For a college class in Spanish literature and culture, I gave a presentation on flamenco. I still remember my professor’s rebuff when I said that flamenco has widespread roots–dance from India brought by the gypsies, Arabic music from the conquering northern African Muslims, Jewish prayer songs, and influences from other nomadic groups. My professor shook her head; “Flamenco is only Spanish,” she said. Since she was from Spain, I yielded to her assertion. But it turned out she was just as foreign to flamenco as I was at that time. In short, she was wrong.

What’s fascinating about flamenco is the wide range of styles, called palos, that fall under the flamenco heading, as shown in the family tree above; the map below shows the cultural influences that led to each palo. It’s interesting to think back on the many styles I’ve danced in the past three years and how certain steps do indeed correlate with their backgrounds.

For instance, in the gypsy dance of tientos we performed a move distinctly reminiscent of classical Indian dance. When I learned choreography for guajira  two summers ago, I learned that it is an ida y vuelta dance or “there and back again;” that is, flamenco was introduced to Spanish colonies in Cuba and took on a new form, which was brought back to Spain. Guajira is often done with a fan, just as dancers would need to fend off the Caribbean breeze in Cuba. And I was interested to see on this chart that farruca has Celtic origins; the choreography we did last summer for a farruca required us to hold our upper bodies much more rigidly than in other forms. I could imagine Michael Flatley of “Lord of the Dance” doing the same choreography.

In addition, the provinces of Andalucía claim ownership of certain forms. I am proud, though I have no reason to be, that the province of Cádiz where I lived gave rise to the most forms, which are also some of the most popular: the cheerful alegrías and tangos (not at all related to the Argentinian partner dance), the dramatic siguiriyas and my favorite, the party dance of bulerías. As much as I love all the variety that different forms bring, the true soul of flamenco for me will always be in the bulerías I learned with the old ladies of my town and danced at 3 in the morning in a smoky bar. Nothing can beat that.

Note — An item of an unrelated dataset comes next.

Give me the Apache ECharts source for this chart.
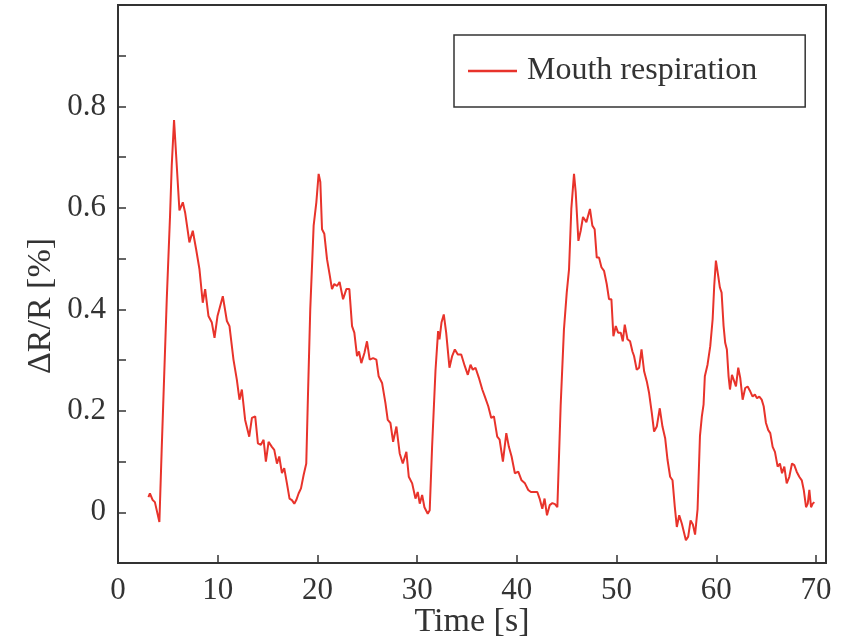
<!DOCTYPE html>
<html>
<head>
<meta charset="utf-8">
<script src="https://cdn.jsdelivr.net/npm/echarts@6/dist/echarts.min.js"></script>
<style>
  html, body { margin: 0; padding: 0; background: #fff; }
  #chart { width: 856px; height: 641px; }
</style>
</head>
<body>
<div id="chart"></div>
<script>
// 时间 (s)
const timeSec = [
  3.05, 3.2, 3.48, 3.7, 4.15, 4.38, 4.55, 4.89, 5.22, 5.39, 5.62, 5.89, 6.16, 6.5, 6.73, 7.16, 7.5, 7.83,
  8.17, 8.5, 8.74, 9.07, 9.41, 9.68, 9.98, 10.18, 10.51, 10.92, 11.18, 11.58, 11.92, 12.18, 12.42, 12.75,
  13.16, 13.43, 13.76, 14.03, 14.33, 14.6, 14.83, 15.1, 15.43, 15.67, 15.94, 16.17, 16.44, 16.67, 16.94,
  17.2, 17.44, 17.68, 17.88, 18.11, 18.35, 18.61, 18.88, 19.05, 19.28, 19.62, 19.89, 20.12, 20.29, 20.46,
  20.69, 20.96, 21.22, 21.46, 21.69, 21.96, 22.22, 22.57, 22.9, 23.2, 23.47, 23.7, 23.97, 24.17, 24.4,
  24.71, 24.97, 25.24, 25.58, 25.91, 26.14, 26.48, 26.82, 27.05, 27.32, 27.59, 27.92, 28.25, 28.56, 28.92,
  29.16, 29.5, 29.83, 30.06, 30.26, 30.5, 30.73, 31.06, 31.26, 31.5, 31.84, 32.1, 32.24, 32.44, 32.67,
  32.91, 33.24, 33.51, 33.78, 34.08, 34.42, 34.78, 35.08, 35.35, 35.58, 35.85, 36.19, 36.53, 36.79, 37.13,
  37.43, 37.7, 38.03, 38.27, 38.6, 38.94, 39.2, 39.47, 39.8, 40.14, 40.47, 40.81, 41.14, 41.41, 41.71,
  42.05, 42.28, 42.55, 42.78, 43.02, 43.29, 43.56, 43.82, 44.06, 44.39, 44.72, 45.0, 45.23, 45.46, 45.73,
  45.9, 46.17, 46.4, 46.63, 46.97, 47.33, 47.57, 47.8, 48.01, 48.24, 48.48, 48.74, 49.01, 49.24, 49.48,
  49.68, 49.92, 50.15, 50.42, 50.62, 50.82, 51.09, 51.35, 51.59, 51.75, 52.02, 52.26, 52.5, 52.76, 53.03,
  53.26, 53.53, 53.76, 54.03, 54.33, 54.6, 54.87, 55.11, 55.37, 55.61, 55.84, 56.04, 56.28, 56.54, 56.71,
  56.95, 57.18, 57.42, 57.65, 57.87, 58.12, 58.36, 58.55, 58.72, 58.85, 59.12, 59.39, 59.63, 59.79, 59.96,
  60.19, 60.36, 60.53, 60.73, 60.89, 61.06, 61.23, 61.37, 61.57, 61.8, 61.97, 62.2, 62.4, 62.64, 62.9,
  63.14, 63.41, 63.64, 63.87, 64.08, 64.31, 64.55, 64.75, 64.98, 65.21, 65.41, 65.65, 65.88, 66.15, 66.38,
  66.59, 66.82, 67.06, 67.32, 67.59, 67.82, 68.06, 68.32, 68.57, 68.77, 69.0, 69.17, 69.33, 69.5, 69.67,
  69.83
]
// ΔR/R (%)
const deltaR = [
  0.030, 0.037, 0.024, 0.020, -0.019, 0.123, 0.222, 0.42, 0.585, 0.684, 0.773, 0.684, 0.595, 0.611, 0.591, 0.532, 0.555, 0.519,
  0.479, 0.413, 0.44, 0.387, 0.374, 0.344, 0.387, 0.384, 0.426, 0.377, 0.367, 0.301, 0.261, 0.222, 0.242, 0.182,
  0.149, 0.186, 0.189, 0.136, 0.133, 0.143, 0.1, 0.139, 0.129, 0.123, 0.096, 0.11, 0.077, 0.087, 0.057,
  0.027, 0.024, 0.017, 0.024, 0.037, 0.047, 0.073, 0.096, 0.23, 0.4, 0.565, 0.611, 0.667, 0.651, 0.558,
  0.549, 0.499, 0.469, 0.44, 0.45, 0.446, 0.454, 0.42, 0.44, 0.44, 0.367, 0.354, 0.308, 0.317, 0.294,
  0.314, 0.337, 0.301, 0.304, 0.301, 0.268, 0.255, 0.215, 0.182, 0.176, 0.139, 0.169, 0.116, 0.096, 0.119,
  0.07, 0.057, 0.027, 0.04, 0.017, 0.034, 0.01, -0.003, 0.004, 0.13, 0.28, 0.357, 0.341, 0.374, 0.39,
  0.354, 0.285, 0.308, 0.321, 0.311, 0.311, 0.288, 0.271, 0.291, 0.281, 0.285, 0.265, 0.242, 0.228, 0.209,
  0.186, 0.189, 0.149, 0.143, 0.1, 0.156, 0.129, 0.11, 0.077, 0.08, 0.063, 0.057, 0.044, 0.04, 0.04,
  0.04, 0.027, 0.007, 0.027, -0.006, 0.014, 0.018, 0.016, 0.01, 0.21, 0.36, 0.433, 0.479, 0.598, 0.667,
  0.631, 0.535, 0.555, 0.582, 0.572, 0.598, 0.565, 0.558, 0.502, 0.502, 0.483, 0.476, 0.45, 0.42, 0.42,
  0.347, 0.367, 0.354, 0.354, 0.337, 0.37, 0.341, 0.337, 0.317, 0.308, 0.281, 0.285, 0.321, 0.278, 0.258,
  0.235, 0.196, 0.159, 0.169, 0.205, 0.169, 0.146, 0.103, 0.07, 0.063, 0.01, -0.029, -0.006, -0.022, -0.02,
  -0.055, -0.048, -0.016, -0.024, -0.044, 0.006, 0.15, 0.189, 0.212, 0.268, 0.291, 0.327, 0.38, 0.446, 0.496,
  0.466, 0.443, 0.433, 0.367, 0.334, 0.321, 0.268, 0.242, 0.271, 0.258, 0.248, 0.285, 0.265, 0.222, 0.245,
  0.248, 0.238, 0.228, 0.232, 0.225, 0.228, 0.222, 0.209, 0.176, 0.162, 0.156, 0.129, 0.119, 0.09, 0.096,
  0.077, 0.09, 0.057, 0.07, 0.096, 0.093, 0.08, 0.07, 0.063, 0.044, 0.01, 0.017, 0.044, 0.01, 0.017,
  0.02
]
// 刻度标签
const yTickLabels = [0, 0.2, 0.4, 0.6, 0.8]
const xTickLabels = [0, 10, 20, 30, 40, 50, 60, 70]

const serif = '"Liberation Serif", "DejaVu Serif", serif'
const axisColor = '#333'
const lineColor = '#e8332b'

let mycharts = echarts.init(document.getElementById('chart'))
mycharts.setOption({
  animation: false,
  grid: {
    left: 118,
    right: 30,
    top: 5,
    bottom: 78,
    outerBoundsMode: 'none',
    show: true,
    borderColor: axisColor,
    borderWidth: 2,
  },
  legend: {
    left: 454,
    top: 35,
    padding: [20, 48, 20, 14],
    borderColor: axisColor,
    borderWidth: 1.5,
    icon: 'rect',
    itemWidth: 49,
    itemHeight: 2.5,
    textStyle: {
      fontFamily: serif,
      fontSize: 32,
      lineHeight: 32,
      color: axisColor,
      padding: [0, 0, 0, 5],
    },
  },
  xAxis: {
    type: 'value',
    min: 0,
    max: 71,
    interval: 10,
    name: 'Time [s]',
    nameLocation: 'middle',
    nameGap: 42,
    nameMoveOverlap: false,
    nameTextStyle: { fontFamily: serif, fontSize: 34, color: axisColor },
    splitLine: { show: false },
    axisLine: { onZero: false, lineStyle: { color: axisColor, width: 2 } },
    axisTick: { inside: true, length: 8, lineStyle: { color: axisColor, width: 1.5 } },
    axisLabel: {
      fontFamily: serif,
      fontSize: 31,
      color: axisColor,
      margin: 12,
      formatter: (v) => (xTickLabels.includes(v) ? String(v) : ''),
    },
  },
  yAxis: {
    type: 'value',
    min: -0.1,
    max: 1.0,
    interval: 0.1,
    name: 'ΔR/R [%]',
    nameLocation: 'middle',
    nameGap: 60,
    nameMoveOverlap: false,
    nameTextStyle: { fontFamily: serif, fontSize: 34, color: axisColor, padding: [0, 44, 0, 0] },
    splitLine: { show: false },
    axisLine: { onZero: false, lineStyle: { color: axisColor, width: 2 } },
    axisTick: { inside: true, length: 8, lineStyle: { color: axisColor, width: 1.5 } },
    axisLabel: {
      fontFamily: serif,
      fontSize: 31,
      color: axisColor,
      margin: 12,
      padding: [6, 0, 0, 0],
      formatter: (v) => {
        const r = Math.round(v * 10) / 10
        return yTickLabels.includes(r) ? String(r) : ''
      },
    },
  },
  series: [
    {
      name: 'Mouth respiration',
      type: 'line',
      data: timeSec.map((t, i) => [t, deltaR[i]]),
      symbol: 'none',
      lineStyle: { width: 2, color: lineColor },
      itemStyle: { color: lineColor },
    },
  ],
})
</script>
</body>
</html>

Map of influences on flamenco (click on it to read the details)

How to be a flamenco dancer


What you’ll need: good rhythm, a polka-dotted wardrobe

Songlist: Camarón de la Isla’s Soy Gitano, Paco de Lucía’s Entre Dos Aguas

Further reading: Duende: A Journey Into the Heart of Flamenco by Jason Webster

The flamenco poster that graced my dorm walls all through college

Last Friday evening, the snow predicted for Minnesota began to fall; it was the kind of sloppy, cold night that could convince the most diehard party-goers to stay in. But even the unseasonably gross weather couldn’t keep me from a flamenco show, and thus I ventured out to Minneapolis’s Uptown for “Palabras al Viento,” put on by a wonderful local dancer, Deborah Elias. Once there, I waved to the women in my flamenco dance classes here in Minneapolis and happened to sit next to my teacher, Susana di Palma, director of Zorongo Dance Theatre.

I fell in love with flamenco in a dark, smoky tablao (a traditional flamenco bar) in Madrid when I was sixteen. Three guitarists shared a small stage with a singer, two dancers and two clappers (clapping is the most common percussion in flamenco and immensely difficult to do correctly). In those cramped conditions the effect was intoxicating, the rhythms beat out on the wooden stage mesmerizing.

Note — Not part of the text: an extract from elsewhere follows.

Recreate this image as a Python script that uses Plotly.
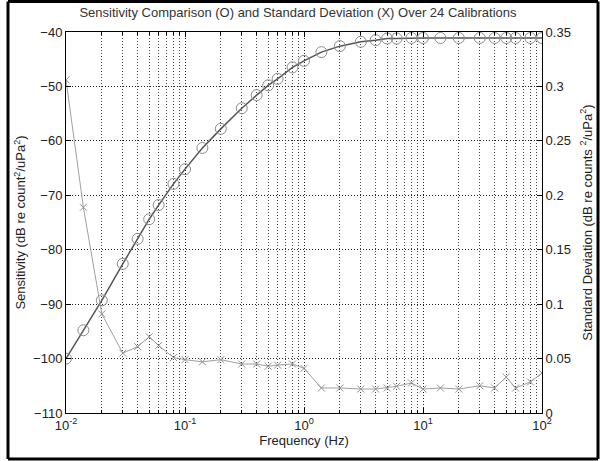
import plotly.graph_objects as go

freq = [0.01, 0.014, 0.02, 0.03, 0.04, 0.05, 0.06, 0.08, 0.1, 0.14, 0.2, 0.3, 0.4, 0.5, 0.6, 0.8,
        1, 1.4, 2, 3, 4, 5, 6, 8, 10, 14, 20, 30, 40, 50, 60, 80, 100]
sensitivity = [-100.0, -94.8, -89.3, -82.6, -78.0, -74.4, -71.8, -67.9, -65.2, -61.3, -57.8, -54.0,
               -51.6, -49.8, -48.6, -46.5, -45.3, -43.7, -42.6, -41.8, -41.5, -41.2, -41.2, -41.1,
               -41.1, -41.1, -41.1, -41.1, -41.1, -41.1, -41.1, -41.1, -41.1]
std_dev = [0.306, 0.189, 0.091, 0.055, 0.061, 0.070, 0.062, 0.051, 0.049, 0.047, 0.049, 0.045,
           0.045, 0.043, 0.044, 0.045, 0.041, 0.023, 0.023, 0.022, 0.022, 0.023, 0.0245, 0.0276,
           0.022, 0.023, 0.022, 0.025, 0.023, 0.033, 0.023, 0.0285, 0.0367]

x_tickvals = [0.01, 0.1, 1, 10, 100]
x_ticktext = ["10<sup>-2</sup>", "10<sup>-1</sup>", "10<sup>0</sup>", "10<sup>1</sup>", "10<sup>2</sup>"]
x_minor_vals = [m * d for d in [0.01, 0.1, 1, 10] for m in range(2, 10)]
y_tickvals = [-110, -100, -90, -80, -70, -60, -50, -40]
y2_tickvals = [0, 0.05, 0.1, 0.15, 0.2, 0.25, 0.3, 0.35]
y2_ticktext = ["0", "0.05", "0.1", "0.15", "0.2", "0.25", "0.3", "0.35"]

FONT = "Liberation Sans, Arial, sans-serif"
GRID = "1px,2px"

fig = go.Figure()
fig.add_trace(go.Scatter(x=freq, y=sensitivity, mode="lines",
                         line=dict(color="#555555", width=1.5), showlegend=False, hoverinfo="skip"))
fig.add_trace(go.Scatter(x=freq, y=sensitivity, mode="markers",
                         marker=dict(symbol="circle-open", size=11, color="#8c8c8c", line=dict(width=1)),
                         showlegend=False))
fig.add_trace(go.Scatter(x=freq, y=std_dev, mode="lines+markers", yaxis="y2",
                         line=dict(color="#a0a0a0", width=1),
                         marker=dict(symbol="x-thin-open", size=7, color="#909090", line=dict(width=1, color="#909090")),
                         showlegend=False))

L, R, T, B = 66, 58, 32, 48
pw, ph = 600 - L - R, 461 - T - B

def px2paper_x(px):
    return (px - L) / pw

def px2paper_y(py):
    return (461 - B - py) / ph

frame_lines = []
fx0, fx1, fy0, fy1 = px2paper_x(8), px2paper_x(598), px2paper_y(459), px2paper_y(1.5)
for (a0, b0, a1, b1) in [(fx0, fy0, fx1, fy0), (fx0, fy1, fx1, fy1), (fx0, fy0, fx0, fy1), (fx1, fy0, fx1, fy1)]:
    frame_lines.append(dict(type="line", xref="paper", yref="paper", x0=a0, y0=b0, x1=a1, y1=b1,
                            line=dict(color="black", width=3), layer="above"))

fig.update_layout(
    width=600, height=461,
    margin=dict(l=L, r=R, t=T, b=B, autoexpand=False),
    paper_bgcolor="white", plot_bgcolor="white",
    font=dict(family=FONT, size=12, color="#222222"),
    title=dict(text="Sensitivity Comparison (O) and Standard Deviation (X) Over 24 Calibrations",
               x=(66 + 476 / 2 - 6) / 600, xanchor="center", y=0.972, yanchor="middle",
               font=dict(size=13, family=FONT, color="#333333")),
    xaxis=dict(type="log", range=[-2, 2], tickvals=x_tickvals, ticktext=x_ticktext, automargin=False,
               showgrid=True, gridcolor="#222222", griddash=GRID, gridwidth=1,
               minor=dict(tickvals=x_minor_vals, showgrid=True, gridcolor="#444444", griddash=GRID, gridwidth=1,
                          ticks="inside", ticklen=3, tickcolor="black"),
               ticks="inside", ticklen=5, tickcolor="black",
               showline=True, linecolor="black", linewidth=1, mirror="ticks",
               zeroline=False,
               title=dict(text="Frequency (Hz)", font=dict(size=13), standoff=4),
               tickfont=dict(size=13)),
    yaxis=dict(range=[-110, -40], tickvals=y_tickvals, automargin=False,
               showgrid=True, gridcolor="#222222", griddash=GRID, gridwidth=1,
               ticks="inside", ticklen=5, tickcolor="black",
               showline=True, linecolor="black", linewidth=1,
               zeroline=False,
               title=dict(text="Sensitivity (dB re count<sup>2</sup>/uPa<sup>2</sup>)", font=dict(size=13), standoff=4),
               tickfont=dict(size=13)),
    yaxis2=dict(range=[0, 0.35], tickvals=y2_tickvals, ticktext=y2_ticktext, automargin=False,
                overlaying="y", side="right", showgrid=False,
                ticks="inside", ticklen=5, tickcolor="black",
                showline=True, linecolor="black", linewidth=1,
                zeroline=False,
                title=dict(text="Standard Deviation (dB re counts <sup>2</sup>/uPa<sup>2</sup>)", font=dict(size=13), standoff=12),
                tickfont=dict(size=13)),
    shapes=frame_lines,
)

fig.write_html("out.html", config={"displayModeBar": False},
               post_script="document.body.style.margin='0';document.body.style.overflow='hidden';")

Worship at El Pipa's fast-moving feet!

It was not until I moved to Spain six years later, though, that I was brave enough to take my first flamenco lesson. I lived in a small town called Arcos de la Frontera in the province of Cádiz (the southwestern-most province in Spain) with another American girl who was interested in learning the dance form. We took one disastrous first class with Antonio “El Pipa” (“The Sunflower Seed”) in the nearby Jerez de la Frontera (an experience I described on my previous blog), having not realized that Antonio is something of a flamenco god, and therefore a little above teaching beginners.

My roommate and I settled instead for a class in an old abbey across from our apartment with the middle-aged ladies of the town who were more interested in drinking and gossiping than in dancing. Halfway through the year we switched to a class taught by Santiago “El Gitano” (“The Gypsy”–perhaps a better nickname than “The Sunflower Seed,” though less unique) which was in a bar. Hence, more drinking, but also more dancing.

Zorongo dancers

When I moved back to Minnesota, I was lucky to find that there is a surprisingly vital flamenco community in the Twin Cities. There are two flamenco schools in Minneapolis and several other individuals who perform frequently at restaurants and theaters around the cities. My classes at Zorongo are much more disciplined than those I took in the bar in Arcos, and I recently joined Zorongo’s company as an apprentice dancer (meaning that I’m actually closer to being a flamenco dancer than most of the other careers I’ve profiled).

For all the technique I’ve learned with Zorongo, though, I am appreciative of that smoky performance in Madrid and the subsequent experiences I’ve had watching and dancing flamenco in bars hollowed out of caves. Flamenco, after all, does not desire to be precise like ballet. It began in southern Spain when Jews and Moors were expelled by the Catholics and were only welcomed by the gypsy camps; flamenco is a hybrid of many traditions and retains a spirit of revolt against oppression. Understanding the attitude and the culture are just as important, if not more important, than knowing the steps. And thus, if you really want to be a flamenco dancer, you will inevitably find yourself in a cave in Granada surrounded by a generations-old flamenco family at three in the morning drinking beer or sherry. And when they tell you to dance, they won’t care if you do any fancy footwork so long as you move, really move, like a gypsy.